Buyer Evaluation Question | Why It Matters | Better Decision Logic |
|---|---|---|
How many parts will be produced? | Volume determines how tooling cost is distributed | Compare tooling cost per part over expected production life |
How long should the mold last? | Mold life affects maintenance, replacement, and production stability | Choose mold material and structure based on production target |
How stable must the dimensions be? | Dimensional stability affects assembly and quality yield | Invest in tooling quality where precision and repeatability matter |
What defect rate is acceptable? | Scrap can increase actual unit cost | Evaluate mold quality, process stability, and inspection plan together |
Will the project enter mass production? | Mass production needs a more stable and durable tooling strategy | Avoid choosing tooling only by lowest upfront price |
Cost Factor | How It Affects Aluminum Die Casting Cost |
|---|---|
Tooling cost | It is the upfront investment required to build the mold before production |
Production volume | Higher order volume helps distribute tooling cost across more parts |
Mold material and structure | They affect mold life, maintenance, casting stability, and long-term cost |
Mold quality | Better tooling improves dimensional stability, yield, and production reliability |
Low-quality tooling | Can cause repair, downtime, scrap, rework, and delivery delays |
Low volume manufacturing | Helps verify structure and process before entering mass production |
Mass production | Can reduce long-term unit cost when tooling and process are stable |
In summary, tooling cost and production volume must be evaluated together in aluminum die casting projects.
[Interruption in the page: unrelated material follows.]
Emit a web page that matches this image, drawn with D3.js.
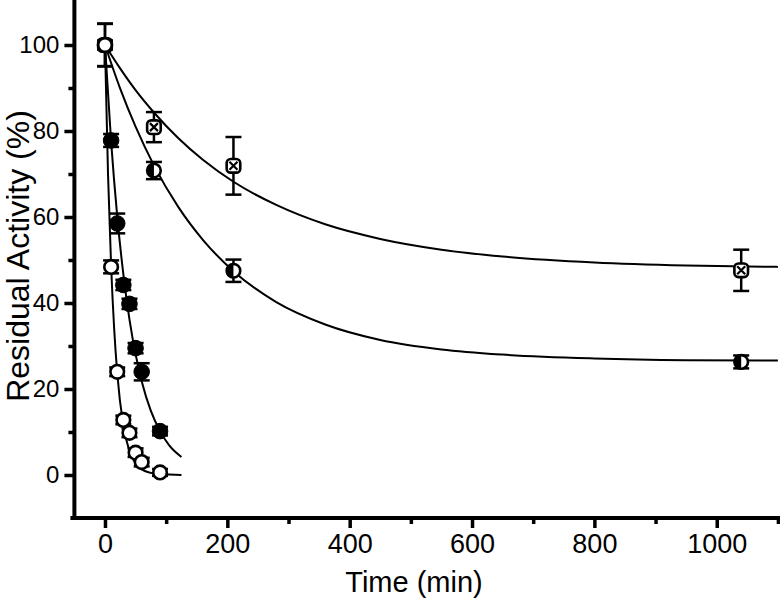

The mold is an upfront investment, but higher production volume can spread that cost across more parts and reduce long-term unit cost. Buyers should not only compare whether the mold quotation is low. They should also consider mold life, tool material, mold structure, dimensional stability, defect rate, maintenance cost, downtime, and production reliability. A well-planned tooling strategy can support low volume validation first and then stable mass production when the project is ready.